__Material provided__:
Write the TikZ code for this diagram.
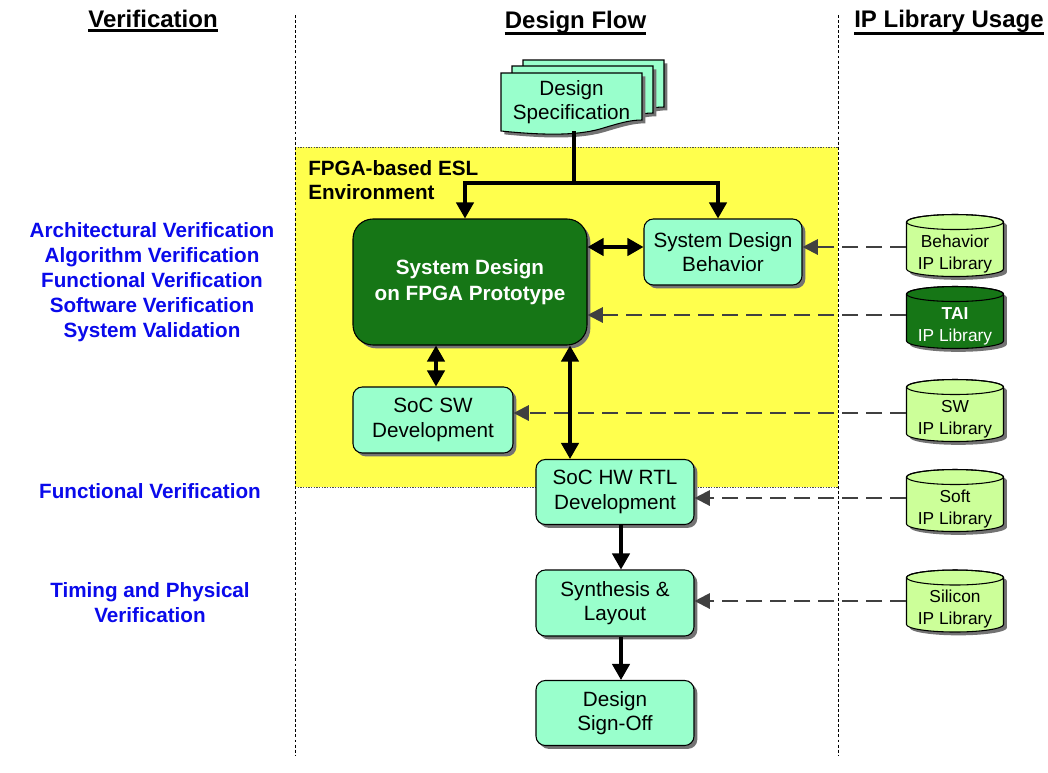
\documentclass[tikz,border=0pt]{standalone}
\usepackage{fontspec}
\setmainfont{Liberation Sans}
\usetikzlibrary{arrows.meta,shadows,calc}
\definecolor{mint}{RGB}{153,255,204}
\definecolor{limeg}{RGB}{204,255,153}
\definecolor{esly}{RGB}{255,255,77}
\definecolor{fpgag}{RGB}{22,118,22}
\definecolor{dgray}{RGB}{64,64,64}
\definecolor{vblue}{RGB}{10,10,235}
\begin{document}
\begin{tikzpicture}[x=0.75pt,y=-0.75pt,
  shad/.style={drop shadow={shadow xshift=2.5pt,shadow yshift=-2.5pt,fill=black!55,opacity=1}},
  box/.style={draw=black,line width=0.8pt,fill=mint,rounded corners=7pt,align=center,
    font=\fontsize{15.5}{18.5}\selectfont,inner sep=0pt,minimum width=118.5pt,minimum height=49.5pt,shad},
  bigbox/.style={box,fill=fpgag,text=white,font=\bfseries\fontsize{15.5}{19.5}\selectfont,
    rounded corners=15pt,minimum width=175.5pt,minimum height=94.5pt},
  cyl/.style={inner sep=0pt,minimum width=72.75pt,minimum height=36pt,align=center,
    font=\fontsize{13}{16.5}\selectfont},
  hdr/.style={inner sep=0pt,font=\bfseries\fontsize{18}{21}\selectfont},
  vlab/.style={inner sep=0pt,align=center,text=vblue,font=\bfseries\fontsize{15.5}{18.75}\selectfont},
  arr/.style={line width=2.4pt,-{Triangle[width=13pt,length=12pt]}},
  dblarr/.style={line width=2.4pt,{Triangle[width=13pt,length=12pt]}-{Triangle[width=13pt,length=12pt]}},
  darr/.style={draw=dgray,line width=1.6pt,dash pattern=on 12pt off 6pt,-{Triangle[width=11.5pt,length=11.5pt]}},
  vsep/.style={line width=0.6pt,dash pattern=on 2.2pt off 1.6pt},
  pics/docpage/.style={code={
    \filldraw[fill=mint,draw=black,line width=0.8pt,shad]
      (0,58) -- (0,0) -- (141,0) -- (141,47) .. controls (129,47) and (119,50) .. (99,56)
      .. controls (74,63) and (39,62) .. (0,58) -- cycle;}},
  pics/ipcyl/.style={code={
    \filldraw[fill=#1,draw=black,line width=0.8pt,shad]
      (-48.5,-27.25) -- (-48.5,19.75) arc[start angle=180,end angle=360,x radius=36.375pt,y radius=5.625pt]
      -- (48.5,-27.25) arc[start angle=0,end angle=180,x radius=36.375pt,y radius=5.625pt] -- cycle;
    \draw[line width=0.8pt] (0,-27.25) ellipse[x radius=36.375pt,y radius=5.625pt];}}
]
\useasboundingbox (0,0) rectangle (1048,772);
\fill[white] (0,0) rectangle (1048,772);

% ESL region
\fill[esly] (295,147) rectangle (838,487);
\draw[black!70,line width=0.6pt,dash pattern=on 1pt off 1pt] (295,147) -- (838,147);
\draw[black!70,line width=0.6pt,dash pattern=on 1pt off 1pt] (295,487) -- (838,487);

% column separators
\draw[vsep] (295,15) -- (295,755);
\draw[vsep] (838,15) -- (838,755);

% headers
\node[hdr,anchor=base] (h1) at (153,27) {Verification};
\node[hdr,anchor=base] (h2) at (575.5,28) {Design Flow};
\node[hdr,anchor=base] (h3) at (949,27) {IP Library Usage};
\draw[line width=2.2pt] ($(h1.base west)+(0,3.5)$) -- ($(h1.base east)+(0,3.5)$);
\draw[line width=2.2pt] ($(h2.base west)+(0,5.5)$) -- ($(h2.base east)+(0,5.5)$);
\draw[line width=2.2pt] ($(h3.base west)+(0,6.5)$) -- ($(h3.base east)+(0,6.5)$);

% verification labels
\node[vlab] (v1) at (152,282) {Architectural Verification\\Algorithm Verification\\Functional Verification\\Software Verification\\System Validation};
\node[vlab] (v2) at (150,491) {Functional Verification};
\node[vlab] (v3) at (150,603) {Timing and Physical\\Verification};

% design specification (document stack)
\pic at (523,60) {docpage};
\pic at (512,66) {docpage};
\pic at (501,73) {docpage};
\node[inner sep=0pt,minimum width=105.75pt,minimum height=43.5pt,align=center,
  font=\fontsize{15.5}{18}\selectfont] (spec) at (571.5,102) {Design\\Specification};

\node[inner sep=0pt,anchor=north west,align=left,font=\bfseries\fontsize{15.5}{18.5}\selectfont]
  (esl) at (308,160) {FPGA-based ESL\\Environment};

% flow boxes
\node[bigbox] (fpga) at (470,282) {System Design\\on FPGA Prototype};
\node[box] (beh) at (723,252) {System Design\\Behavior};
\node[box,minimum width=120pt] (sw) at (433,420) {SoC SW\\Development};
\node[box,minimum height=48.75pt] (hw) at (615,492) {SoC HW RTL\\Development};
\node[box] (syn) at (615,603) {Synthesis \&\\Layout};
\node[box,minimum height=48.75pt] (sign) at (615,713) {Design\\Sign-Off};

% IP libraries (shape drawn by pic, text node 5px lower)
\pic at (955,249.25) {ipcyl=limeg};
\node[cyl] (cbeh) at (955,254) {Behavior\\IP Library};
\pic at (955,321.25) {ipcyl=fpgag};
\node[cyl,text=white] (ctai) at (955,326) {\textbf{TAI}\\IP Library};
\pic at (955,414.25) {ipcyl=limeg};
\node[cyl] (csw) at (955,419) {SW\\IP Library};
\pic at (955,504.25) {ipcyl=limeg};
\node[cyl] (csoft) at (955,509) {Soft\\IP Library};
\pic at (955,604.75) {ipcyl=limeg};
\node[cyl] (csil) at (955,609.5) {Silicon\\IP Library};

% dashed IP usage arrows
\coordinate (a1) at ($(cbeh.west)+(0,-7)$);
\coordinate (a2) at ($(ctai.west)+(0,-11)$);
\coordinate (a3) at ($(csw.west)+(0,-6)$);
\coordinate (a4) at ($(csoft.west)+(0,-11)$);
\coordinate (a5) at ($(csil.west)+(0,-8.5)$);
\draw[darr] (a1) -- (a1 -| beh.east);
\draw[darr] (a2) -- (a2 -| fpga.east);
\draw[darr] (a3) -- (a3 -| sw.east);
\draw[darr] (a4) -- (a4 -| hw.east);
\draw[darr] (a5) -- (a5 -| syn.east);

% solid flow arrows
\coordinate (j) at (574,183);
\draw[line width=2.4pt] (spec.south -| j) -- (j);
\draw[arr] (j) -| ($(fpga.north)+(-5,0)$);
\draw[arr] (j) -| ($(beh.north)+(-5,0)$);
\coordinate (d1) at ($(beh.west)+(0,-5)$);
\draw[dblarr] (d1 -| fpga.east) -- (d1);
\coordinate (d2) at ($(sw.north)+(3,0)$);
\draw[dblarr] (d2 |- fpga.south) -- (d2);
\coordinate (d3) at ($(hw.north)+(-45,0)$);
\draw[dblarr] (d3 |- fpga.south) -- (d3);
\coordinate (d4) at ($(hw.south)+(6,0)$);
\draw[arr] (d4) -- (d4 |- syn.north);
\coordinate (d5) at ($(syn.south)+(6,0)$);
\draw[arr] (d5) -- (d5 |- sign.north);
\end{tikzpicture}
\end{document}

__What is required__:
Copy each line in full and exactly, omitting any picture.

__Task answer__:
Write the TikZ code for this diagram.
\documentclass[tikz,border=0pt]{standalone}
\usepackage{fontspec}
\setmainfont{Liberation Sans}
\usetikzlibrary{arrows.meta,shadows,calc}
\definecolor{mint}{RGB}{153,255,204}
\definecolor{limeg}{RGB}{204,255,153}
\definecolor{esly}{RGB}{255,255,77}
\definecolor{fpgag}{RGB}{22,118,22}
\definecolor{dgray}{RGB}{64,64,64}
\definecolor{vblue}{RGB}{10,10,235}
\begin{document}
\begin{tikzpicture}[x=0.75pt,y=-0.75pt,
  shad/.style={drop shadow={shadow xshift=2.5pt,shadow yshift=-2.5pt,fill=black!55,opacity=1}},
  box/.style={draw=black,line width=0.8pt,fill=mint,rounded corners=7pt,align=center,
    font=\fontsize{15.5}{18.5}\selectfont,inner sep=0pt,minimum width=118.5pt,minimum height=49.5pt,shad},
  bigbox/.style={box,fill=fpgag,text=white,font=\bfseries\fontsize{15.5}{19.5}\selectfont,
    rounded corners=15pt,minimum width=175.5pt,minimum height=94.5pt},
  cyl/.style={inner sep=0pt,minimum width=72.75pt,minimum height=36pt,align=center,
    font=\fontsize{13}{16.5}\selectfont},
  hdr/.style={inner sep=0pt,font=\bfseries\fontsize{18}{21}\selectfont},
  vlab/.style={inner sep=0pt,align=center,text=vblue,font=\bfseries\fontsize{15.5}{18.75}\selectfont},
  arr/.style={line width=2.4pt,-{Triangle[width=13pt,length=12pt]}},
  dblarr/.style={line width=2.4pt,{Triangle[width=13pt,length=12pt]}-{Triangle[width=13pt,length=12pt]}},
  darr/.style={draw=dgray,line width=1.6pt,dash pattern=on 12pt off 6pt,-{Triangle[width=11.5pt,length=11.5pt]}},
  vsep/.style={line width=0.6pt,dash pattern=on 2.2pt off 1.6pt},
  pics/docpage/.style={code={
    \filldraw[fill=mint,draw=black,line width=0.8pt,shad]
      (0,58) -- (0,0) -- (141,0) -- (141,47) .. controls (129,47) and (119,50) .. (99,56)
      .. controls (74,63) and (39,62) .. (0,58) -- cycle;}},
  pics/ipcyl/.style={code={
    \filldraw[fill=#1,draw=black,line width=0.8pt,shad]
      (-48.5,-27.25) -- (-48.5,19.75) arc[start angle=180,end angle=360,x radius=36.375pt,y radius=5.625pt]
      -- (48.5,-27.25) arc[start angle=0,end angle=180,x radius=36.375pt,y radius=5.625pt] -- cycle;
    \draw[line width=0.8pt] (0,-27.25) ellipse[x radius=36.375pt,y radius=5.625pt];}}
]
\useasboundingbox (0,0) rectangle (1048,772);
\fill[white] (0,0) rectangle (1048,772);

% ESL region
\fill[esly] (295,147) rectangle (838,487);
\draw[black!70,line width=0.6pt,dash pattern=on 1pt off 1pt] (295,147) -- (838,147);
\draw[black!70,line width=0.6pt,dash pattern=on 1pt off 1pt] (295,487) -- (838,487);

% column separators
\draw[vsep] (295,15) -- (295,755);
\draw[vsep] (838,15) -- (838,755);

% headers
\node[hdr,anchor=base] (h1) at (153,27) {Verification};
\node[hdr,anchor=base] (h2) at (575.5,28) {Design Flow};
\node[hdr,anchor=base] (h3) at (949,27) {IP Library Usage};
\draw[line width=2.2pt] ($(h1.base west)+(0,3.5)$) -- ($(h1.base east)+(0,3.5)$);
\draw[line width=2.2pt] ($(h2.base west)+(0,5.5)$) -- ($(h2.base east)+(0,5.5)$);
\draw[line width=2.2pt] ($(h3.base west)+(0,6.5)$) -- ($(h3.base east)+(0,6.5)$);

% verification labels
\node[vlab] (v1) at (152,282) {Architectural Verification\\Algorithm Verification\\Functional Verification\\Software Verification\\System Validation};
\node[vlab] (v2) at (150,491) {Functional Verification};
\node[vlab] (v3) at (150,603) {Timing and Physical\\Verification};

% design specification (document stack)
\pic at (523,60) {docpage};
\pic at (512,66) {docpage};
\pic at (501,73) {docpage};
\node[inner sep=0pt,minimum width=105.75pt,minimum height=43.5pt,align=center,
  font=\fontsize{15.5}{18}\selectfont] (spec) at (571.5,102) {Design\\Specification};

\node[inner sep=0pt,anchor=north west,align=left,font=\bfseries\fontsize{15.5}{18.5}\selectfont]
  (esl) at (308,160) {FPGA-based ESL\\Environment};

% flow boxes
\node[bigbox] (fpga) at (470,282) {System Design\\on FPGA Prototype};
\node[box] (beh) at (723,252) {System Design\\Behavior};
\node[box,minimum width=120pt] (sw) at (433,420) {SoC SW\\Development};
\node[box,minimum height=48.75pt] (hw) at (615,492) {SoC HW RTL\\Development};
\node[box] (syn) at (615,603) {Synthesis \&\\Layout};
\node[box,minimum height=48.75pt] (sign) at (615,713) {Design\\Sign-Off};

% IP libraries (shape drawn by pic, text node 5px lower)
\pic at (955,249.25) {ipcyl=limeg};
\node[cyl] (cbeh) at (955,254) {Behavior\\IP Library};
\pic at (955,321.25) {ipcyl=fpgag};
\node[cyl,text=white] (ctai) at (955,326) {\textbf{TAI}\\IP Library};
\pic at (955,414.25) {ipcyl=limeg};
\node[cyl] (csw) at (955,419) {SW\\IP Library};
\pic at (955,504.25) {ipcyl=limeg};
\node[cyl] (csoft) at (955,509) {Soft\\IP Library};
\pic at (955,604.75) {ipcyl=limeg};
\node[cyl] (csil) at (955,609.5) {Silicon\\IP Library};

% dashed IP usage arrows
\coordinate (a1) at ($(cbeh.west)+(0,-7)$);
\coordinate (a2) at ($(ctai.west)+(0,-11)$);
\coordinate (a3) at ($(csw.west)+(0,-6)$);
\coordinate (a4) at ($(csoft.west)+(0,-11)$);
\coordinate (a5) at ($(csil.west)+(0,-8.5)$);
\draw[darr] (a1) -- (a1 -| beh.east);
\draw[darr] (a2) -- (a2 -| fpga.east);
\draw[darr] (a3) -- (a3 -| sw.east);
\draw[darr] (a4) -- (a4 -| hw.east);
\draw[darr] (a5) -- (a5 -| syn.east);

% solid flow arrows
\coordinate (j) at (574,183);
\draw[line width=2.4pt] (spec.south -| j) -- (j);
\draw[arr] (j) -| ($(fpga.north)+(-5,0)$);
\draw[arr] (j) -| ($(beh.north)+(-5,0)$);
\coordinate (d1) at ($(beh.west)+(0,-5)$);
\draw[dblarr] (d1 -| fpga.east) -- (d1);
\coordinate (d2) at ($(sw.north)+(3,0)$);
\draw[dblarr] (d2 |- fpga.south) -- (d2);
\coordinate (d3) at ($(hw.north)+(-45,0)$);
\draw[dblarr] (d3 |- fpga.south) -- (d3);
\coordinate (d4) at ($(hw.south)+(6,0)$);
\draw[arr] (d4) -- (d4 |- syn.north);
\coordinate (d5) at ($(syn.south)+(6,0)$);
\draw[arr] (d5) -- (d5 |- sign.north);
\end{tikzpicture}
\end{document}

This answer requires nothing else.